Parts of the component emit light to illustrate the texture changes
A device that may pave the way for robotic hands that can replace the human sense of touch was unveiled this week. This is according to the scientific journal Science. American scientists have created a sensor that can "feel" the texture of a bone with the same degree of sensitivity as the fingers of the human hand.
The team stated that the tactile sense sensor could in the future help minimize the invasive surgical methods by providing sensors to surgeons that would give them an experience of real touch.
"The problem with these systems in their current state is their ability to detect texture with a resolution of a few millimeters," said Prof. Ravi Saraf, an engineer from the University of Nebraska in Lincoln and one of the authors of the article. And he added that "the human finger can sense differences in size of 40 microns, about half the diameter of a hair, and this affects the performance of the devices."
However, Prof. Saraf and his colleague Dr. Vivek Mahashwari, also from the University of Nebraska, managed to achieve a high level of accuracy by developing a thin film consisting of layers of metal and semiconductor nanoparticles connected up and down by electrodes.

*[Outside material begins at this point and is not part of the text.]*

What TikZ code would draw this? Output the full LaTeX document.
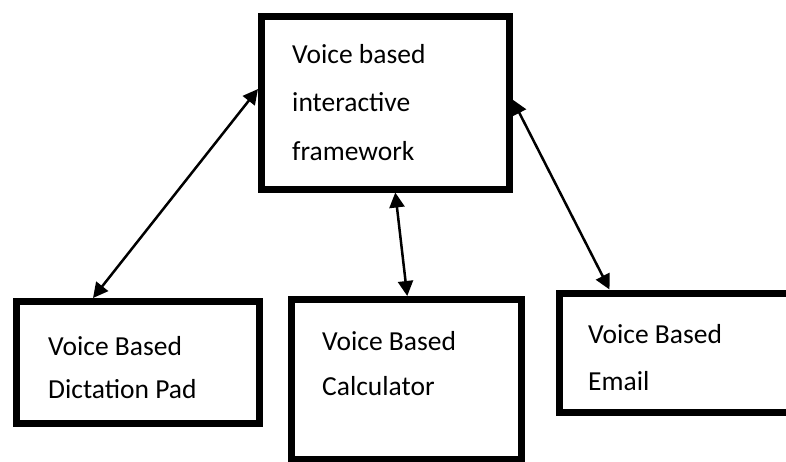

When the film touches a surface, any pressure or tension will squeeze the layers of particles together. This will cause the current in the film to change and emit light from the particles, a phenomenon known as electroluminescence. The visible light is captured by a camera.

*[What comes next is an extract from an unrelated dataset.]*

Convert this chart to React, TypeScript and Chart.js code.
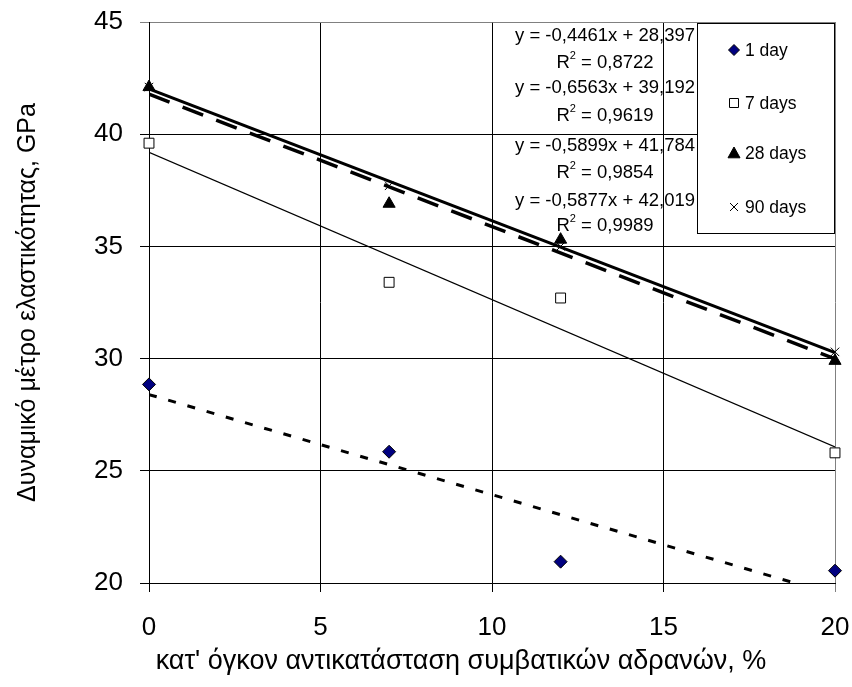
import React, { useEffect, useRef } from 'react';
import { Chart, registerables } from 'chart.js';

Chart.register(...registerables);

// ---- data ----
const xValues = [0, 7, 12, 20];
const seriesNames = ['1 day', '7 days', '28 days', '90 days'];
const day1 = [28.85, 25.85, 20.95, 20.55];
const day7 = [39.6, 33.4, 32.7, 25.8];
const day28 = [42.1, 36.9, 35.3, 29.9];
const day90 = [42.1, 37.7, 35.0, 30.3];
const slopes = [-0.4461, -0.6563, -0.5899, -0.5877];
const intercepts = [28.397, 39.192, 41.784, 42.019];
const equationLabels = [
  'y = -0,4461x + 28,397',
  'y = -0,6563x + 39,192',
  'y = -0,5899x + 41,784',
  'y = -0,5877x + 42,019',
];
const r2Labels = ['0,8722', '0,9619', '0,9854', '0,9989'];
const xTitle = 'κατ\' όγκον αντικατάσταση συμβατικών αδρανών, %';
const yTitle = 'Δυναμικό μέτρο ελαστικότητας, GPa';
const xMin = 0, xMax = 20, xStep = 5;
const yMin = 20, yMax = 45, yStep = 5;

const FONT = '"Liberation Sans", Arial, sans-serif';

const seriesValues = [day1, day7, day28, day90];
const markerStyles = ['rectRot', 'rect', 'triangle', 'crossRot'];
const markerFill = ['#000080', '#ffffff', '#000000', '#000000'];
const markerRadius = [6.5, 7, 7, 6];
const trendDash = [[8, 12], [], [22, 14], []];
const trendWidth = [3, 1.3, 3.5, 3];

function drawMarker(ctx: CanvasRenderingContext2D, i: number, x: number, y: number) {
  ctx.save();
  ctx.strokeStyle = '#000';
  ctx.fillStyle = markerFill[i];
  ctx.lineWidth = 1;
  ctx.beginPath();
  if (i === 0) {
    const r = 5.5;
    ctx.moveTo(x, y - r); ctx.lineTo(x + r, y); ctx.lineTo(x, y + r); ctx.lineTo(x - r, y); ctx.closePath();
    ctx.fill(); ctx.stroke();
  } else if (i === 1) {
    ctx.rect(x - 4.5, y - 4.5, 9, 9); ctx.fill(); ctx.stroke();
  } else if (i === 2) {
    const r = 6;
    ctx.moveTo(x, y - r); ctx.lineTo(x + r, y + r * 0.8); ctx.lineTo(x - r, y + r * 0.8); ctx.closePath();
    ctx.fill(); ctx.stroke();
  } else {
    const r = 4;
    ctx.moveTo(x - r, y - r); ctx.lineTo(x + r, y + r);
    ctx.moveTo(x + r, y - r); ctx.lineTo(x - r, y + r);
    ctx.stroke();
  }
  ctx.restore();
}

const overlayPlugin = {
  id: 'overlay',
  afterDatasetsDraw(chart: any) {
    const ctx: CanvasRenderingContext2D = chart.ctx;
    ctx.save();
    // trendline equations
    ctx.fillStyle = '#000';
    ctx.textBaseline = 'middle';
    const eqY = [36, 63, 88, 116, 146, 173, 201, 226];
    const cx = 605;
    const big = 18.5;
    const small = 11;
    for (let i = 0; i < 4; i++) {
      ctx.font = `${big}px ${FONT}`;
      ctx.textAlign = 'center';
      ctx.fillText(equationLabels[i], cx, eqY[i * 2]);
      // R² line
      const a = 'R';
      const b = ' = ' + r2Labels[i];
      ctx.font = `${big}px ${FONT}`;
      const wa = ctx.measureText(a).width;
      const wb = ctx.measureText(b).width;
      ctx.font = `${small}px ${FONT}`;
      const ws = ctx.measureText('2').width;
      const total = wa + ws + wb;
      const x0 = cx - total / 2;
      const y = eqY[i * 2 + 1];
      ctx.textAlign = 'left';
      ctx.font = `${big}px ${FONT}`;
      ctx.fillText(a, x0, y);
      ctx.font = `${small}px ${FONT}`;
      ctx.fillText('2', x0 + wa, y - 7);
      ctx.font = `${big}px ${FONT}`;
      ctx.fillText(b, x0 + wa + ws, y);
    }
    // legend box
    ctx.fillStyle = '#fff';
    ctx.fillRect(697, 23, 137, 210);
    ctx.strokeStyle = '#000';
    ctx.lineWidth = 1;
    ctx.strokeRect(697.5, 23.5, 137, 210);
    const legY = [50, 103, 153, 207];
    for (let i = 0; i < 4; i++) {
      drawMarker(ctx, i, 734, legY[i]);
      ctx.fillStyle = '#000';
      ctx.font = `17.5px ${FONT}`;
      ctx.textAlign = 'left';
      ctx.textBaseline = 'middle';
      ctx.fillText(seriesNames[i], 745, legY[i] + 1);
    }
    // x axis title
    ctx.font = `27px ${FONT}`;
    ctx.textAlign = 'center';
    ctx.textBaseline = 'middle';
    ctx.fillStyle = '#000';
    ctx.fillText(xTitle, 461, 662);
    ctx.restore();
  },
};

export default function App() {
  const ref = useRef<HTMLCanvasElement>(null);
  useEffect(() => {
    const canvas = ref.current;
    if (!canvas) return;
    const datasets: any[] = [];
    for (let i = 0; i < 4; i++) {
      datasets.push({
        type: 'line',
        label: seriesNames[i] + ' trend',
        data: [
          { x: xMin, y: slopes[i] * xMin + intercepts[i] },
          { x: xMax, y: slopes[i] * xMax + intercepts[i] },
        ],
        borderColor: '#000',
        borderWidth: trendWidth[i],
        borderDash: trendDash[i],
        pointRadius: 0,
        fill: false,
        order: 10,
      });
    }
    for (let i = 0; i < 4; i++) {
      datasets.push({
        type: 'scatter',
        label: seriesNames[i],
        data: xValues.map((x, j) => ({ x, y: seriesValues[i][j] })),
        showLine: false,
        pointStyle: markerStyles[i],
        pointRadius: markerRadius[i],
        pointBackgroundColor: markerFill[i],
        pointBorderColor: '#000',
        pointBorderWidth: 1,
        clip: false,
        order: 1,
      });
    }
    const chart = new Chart(canvas, {
      type: 'scatter',
      data: { datasets },
      options: {
        responsive: false,
        animation: false,
        devicePixelRatio: 1,
        layout: { padding: { left: 0, right: 17, top: 22, bottom: 0 } },
        plugins: { legend: { display: false }, tooltip: { enabled: false } },
        scales: {
          x: {
            type: 'linear',
            min: xMin,
            max: xMax,
            ticks: { stepSize: xStep, color: '#000', font: { family: FONT, size: 26 }, padding: 20, maxRotation: 0 },
            grid: {
              color: (c: any) => (c.tick && c.tick.value === xMax ? '#808080' : '#000'),
              lineWidth: 1,
              tickLength: 9,
            },
            border: { color: '#000', width: 1 },
            afterFit: (s: any) => {
              s.height = 104;
              s.paddingLeft = 0;
              s.paddingRight = 0;
            },
          },
          y: {
            type: 'linear',
            min: yMin,
            max: yMax,
            ticks: { stepSize: yStep, color: '#000', font: { family: FONT, size: 26 }, padding: 17 },
            grid: {
              color: (c: any) => (c.tick && c.tick.value === yMax ? '#808080' : '#000'),
              lineWidth: 1,
              tickLength: 9,
            },
            border: { color: '#000', width: 1 },
            title: {
              display: true,
              text: yTitle,
              color: '#000',
              font: { family: FONT, size: 25 },
              padding: { top: 13, bottom: 4 },
            },
            afterFit: (s: any) => {
              s.width = 149;
              s.paddingTop = 0;
              s.paddingBottom = 0;
            },
          },
        },
      },
      plugins: [overlayPlugin],
    } as any);
    return () => chart.destroy();
  }, []);
  return (
    <div style={{ position: 'absolute', left: 0, top: 0, width: 852, height: 687, background: '#fff' }}>
      <canvas ref={ref} width={852} height={687} />
    </div>
  );
}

The beauty of this is that we were able to build components in such a way that the amount of changes in the current, and therefore in the light, coming out is proportional to the pressure exerted on the film," said Prof. Saraf. To achieve high sensitivity in the device, the scientists placed a one-cent coin against it. The sensor revealed the crease in President Lincoln's clothes and the letters TY in the word LIBERTY.
Prof. Saraf says that his film, in addition to the fact that it matches the sensitivity of the human finger, is also flexible and stable enough that it can be reused. He also said that the device could be used for medical applications. "The hope is that if you have a resolution similar to that of the human hand in applications such as minimally invasive surgery, when the surgeon can actually "touch" while he is performing the surgery and know if the tissue is cancerous, abnormal, etc., something that will make it possible to increase the success of these surgeries.
Prof. Saraf added that he is now trying to create a device that will detect changes in temperature, and not just in texture, and will thereby allow for a better imitation of the feeling of the human finger.